AIM:
Transcribe everything in the data word for word. Pictures are left out.

DATASET SECTION:

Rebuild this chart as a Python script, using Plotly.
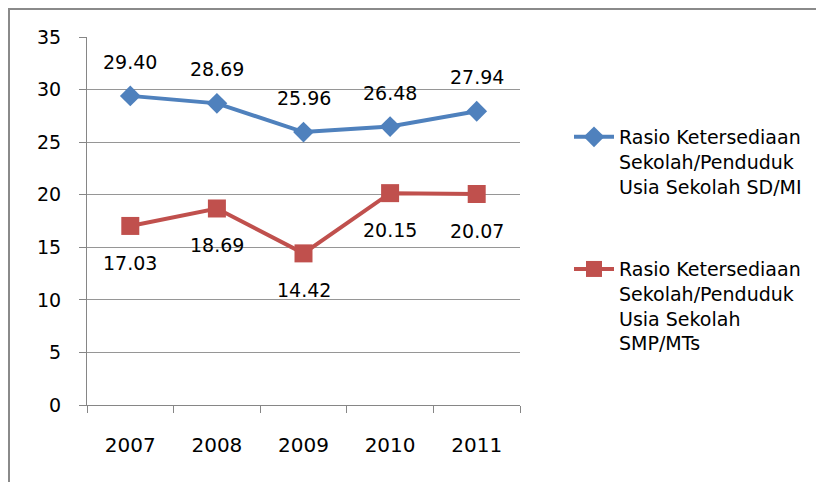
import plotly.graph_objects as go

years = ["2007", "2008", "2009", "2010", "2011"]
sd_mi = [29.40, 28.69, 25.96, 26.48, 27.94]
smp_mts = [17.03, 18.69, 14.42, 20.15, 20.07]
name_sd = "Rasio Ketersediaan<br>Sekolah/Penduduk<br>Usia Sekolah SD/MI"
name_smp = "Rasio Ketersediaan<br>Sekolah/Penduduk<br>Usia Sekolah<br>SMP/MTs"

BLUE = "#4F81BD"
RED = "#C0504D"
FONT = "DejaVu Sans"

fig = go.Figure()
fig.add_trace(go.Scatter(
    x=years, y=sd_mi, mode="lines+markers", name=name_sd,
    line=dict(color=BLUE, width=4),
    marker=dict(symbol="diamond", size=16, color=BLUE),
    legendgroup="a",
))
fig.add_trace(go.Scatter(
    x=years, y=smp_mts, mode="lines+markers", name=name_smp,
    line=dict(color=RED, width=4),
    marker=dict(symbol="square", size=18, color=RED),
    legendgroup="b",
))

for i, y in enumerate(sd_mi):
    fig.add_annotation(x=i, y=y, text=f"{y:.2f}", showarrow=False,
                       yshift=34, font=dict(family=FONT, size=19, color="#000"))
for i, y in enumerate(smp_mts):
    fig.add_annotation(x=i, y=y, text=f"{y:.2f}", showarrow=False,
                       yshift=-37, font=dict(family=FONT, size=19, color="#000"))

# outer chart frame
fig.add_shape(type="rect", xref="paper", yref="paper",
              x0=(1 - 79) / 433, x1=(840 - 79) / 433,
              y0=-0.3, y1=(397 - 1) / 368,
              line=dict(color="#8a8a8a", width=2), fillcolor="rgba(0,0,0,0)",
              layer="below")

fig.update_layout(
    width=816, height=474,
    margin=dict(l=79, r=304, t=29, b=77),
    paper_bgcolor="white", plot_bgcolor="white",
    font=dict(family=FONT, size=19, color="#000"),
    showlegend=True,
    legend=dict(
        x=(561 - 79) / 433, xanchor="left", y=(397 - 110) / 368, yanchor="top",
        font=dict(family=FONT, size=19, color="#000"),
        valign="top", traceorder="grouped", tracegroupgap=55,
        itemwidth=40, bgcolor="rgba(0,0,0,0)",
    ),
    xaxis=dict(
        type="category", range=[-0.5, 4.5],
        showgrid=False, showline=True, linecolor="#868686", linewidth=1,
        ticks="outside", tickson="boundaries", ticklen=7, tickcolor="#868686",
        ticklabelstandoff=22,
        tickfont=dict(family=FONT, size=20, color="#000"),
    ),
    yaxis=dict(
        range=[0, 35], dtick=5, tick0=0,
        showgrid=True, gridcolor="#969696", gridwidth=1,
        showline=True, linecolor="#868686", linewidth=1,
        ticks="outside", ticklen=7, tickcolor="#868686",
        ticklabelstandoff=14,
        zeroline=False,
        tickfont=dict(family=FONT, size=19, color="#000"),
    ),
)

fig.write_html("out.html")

COMPLETED TASK:
Rebuild this chart as a Python script, using Plotly.
import plotly.graph_objects as go

years = ["2007", "2008", "2009", "2010", "2011"]
sd_mi = [29.40, 28.69, 25.96, 26.48, 27.94]
smp_mts = [17.03, 18.69, 14.42, 20.15, 20.07]
name_sd = "Rasio Ketersediaan<br>Sekolah/Penduduk<br>Usia Sekolah SD/MI"
name_smp = "Rasio Ketersediaan<br>Sekolah/Penduduk<br>Usia Sekolah<br>SMP/MTs"

BLUE = "#4F81BD"
RED = "#C0504D"
FONT = "DejaVu Sans"

fig = go.Figure()
fig.add_trace(go.Scatter(
    x=years, y=sd_mi, mode="lines+markers", name=name_sd,
    line=dict(color=BLUE, width=4),
    marker=dict(symbol="diamond", size=16, color=BLUE),
    legendgroup="a",
))
fig.add_trace(go.Scatter(
    x=years, y=smp_mts, mode="lines+markers", name=name_smp,
    line=dict(color=RED, width=4),
    marker=dict(symbol="square", size=18, color=RED),
    legendgroup="b",
))

for i, y in enumerate(sd_mi):
    fig.add_annotation(x=i, y=y, text=f"{y:.2f}", showarrow=False,
                       yshift=34, font=dict(family=FONT, size=19, color="#000"))
for i, y in enumerate(smp_mts):
    fig.add_annotation(x=i, y=y, text=f"{y:.2f}", showarrow=False,
                       yshift=-37, font=dict(family=FONT, size=19, color="#000"))

# outer chart frame
fig.add_shape(type="rect", xref="paper", yref="paper",
              x0=(1 - 79) / 433, x1=(840 - 79) / 433,
              y0=-0.3, y1=(397 - 1) / 368,
              line=dict(color="#8a8a8a", width=2), fillcolor="rgba(0,0,0,0)",
              layer="below")

fig.update_layout(
    width=816, height=474,
    margin=dict(l=79, r=304, t=29, b=77),
    paper_bgcolor="white", plot_bgcolor="white",
    font=dict(family=FONT, size=19, color="#000"),
    showlegend=True,
    legend=dict(
        x=(561 - 79) / 433, xanchor="left", y=(397 - 110) / 368, yanchor="top",
        font=dict(family=FONT, size=19, color="#000"),
        valign="top", traceorder="grouped", tracegroupgap=55,
        itemwidth=40, bgcolor="rgba(0,0,0,0)",
    ),
    xaxis=dict(
        type="category", range=[-0.5, 4.5],
        showgrid=False, showline=True, linecolor="#868686", linewidth=1,
        ticks="outside", tickson="boundaries", ticklen=7, tickcolor="#868686",
        ticklabelstandoff=22,
        tickfont=dict(family=FONT, size=20, color="#000"),
    ),
    yaxis=dict(
        range=[0, 35], dtick=5, tick0=0,
        showgrid=True, gridcolor="#969696", gridwidth=1,
        showline=True, linecolor="#868686", linewidth=1,
        ticks="outside", ticklen=7, tickcolor="#868686",
        ticklabelstandoff=14,
        zeroline=False,
        tickfont=dict(family=FONT, size=19, color="#000"),
    ),
)

fig.write_html("out.html")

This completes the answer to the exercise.